Disinflation on the Surface, Volatility in the Plumbing
The past two weeks did not change the narrative - they clarified the hierarchy.
On paper, disinflation is progressing. In the system underneath, fragility is rising: supply routes, energy corridors, insurance pricing, and policy asymmetry are becoming the real drivers of uncertainty. The cycle is not “improving into calm.” It is improving into conditional stability.
This entry documents that trade: better prints, tougher mechanics.
The Disinflation Signal Is Real - But It Isn’t Clean
The UK delivered a clear disinflation print: CPI eased to 3.0% in January 2026, down from 3.4% in December 2025.
At the same time, consumption didn’t collapse.
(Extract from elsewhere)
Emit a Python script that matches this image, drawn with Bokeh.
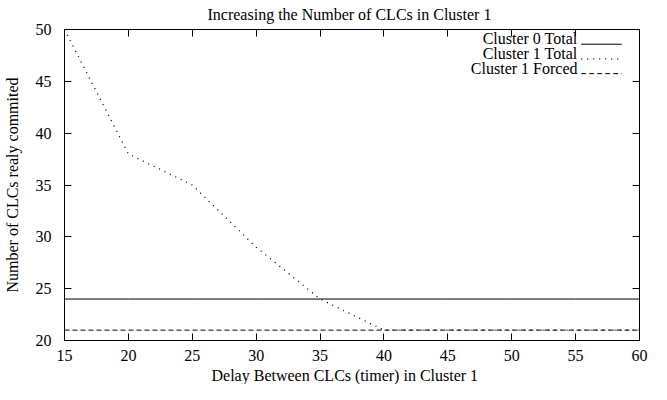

Retail volumes rose +1.8% m/m in January, with annual growth +4.5% y/y.
That combination matters because it captures the new behavioural norm:
people are still spending — but they are allocating more deliberately, under tighter constraints.
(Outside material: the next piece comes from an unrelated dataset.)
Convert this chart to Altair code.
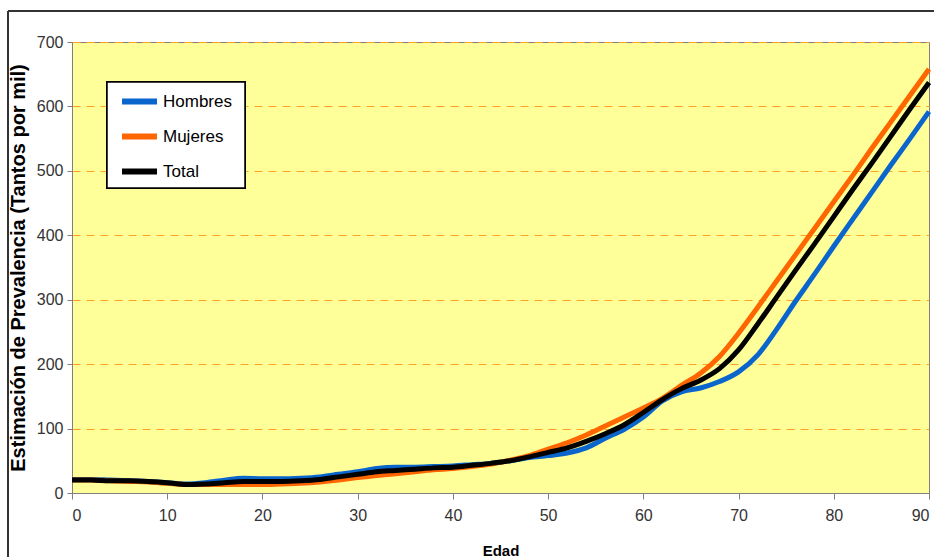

Disinflation, in other words, is not necessarily the start of a “growth wave.” It can also be the result of households and firms becoming better at self-regulation.
“Hold” Is Not “Ease”
The central-bank message remains conditionality, not comfort.
The Fed’s own minutes framed a split: “several” officials still saw a scenario where rates may need to rise, even while policy is held steady.
That’s not a pivot. That’s a statement that the reaction function is still asymmetric - and that upside inflation risk is not dead.
In Europe, the disinflation story also isn’t purely domestic. Panetta explicitly pointed to cheaper Chinese imports as disinflationary pressure, while warning that energy markets remain vulnerable to geopolitical tensions.
So the regime is not “inflation falling therefore rates fall.”
It is “inflation falling while the inputs to inflation become less stable.”
The Plumbing Layer Reasserted Itself
Over this window, the market’s attention quietly rotated away from headline prints and back into transmission channels:
what happens to energy risk when shipping corridors become contested
what happens to inflation expectations when supply lines are insurable only at a premium
what happens to policy confidence when the world becomes less hedgeable
That’s the difference between a “market” cycle and a “system” cycle. In system cycles, the economy doesn’t just respond to demand — it responds to the security and reliability of the pipes.
By the end of this fortnight, escalation risk around key energy routes was no longer a theoretical tail - it was part of the way risk was being priced.
Operating Posture: Fewer Assumptions, Better Filters
In this phase the correct stance is not prediction. It’s posture.
Treat disinflation prints as progress, not “all clear”
Separate domestic demand disinflation from trade-price disinflation
Track energy and shipping risk as macro variables, not headlines
Pay attention to policy language - it is where the real constraints are communicated
Because when the world becomes more frictional, discipline is no longer optional. It becomes edge.
Closing
The surface narrative is improving.
The plumbing narrative is tightening.
This is what the modern cycle looks like: disinflation on paper, instability in the system. The response remains the same - fewer moves, better moves, and operating standards that survive uncertainty.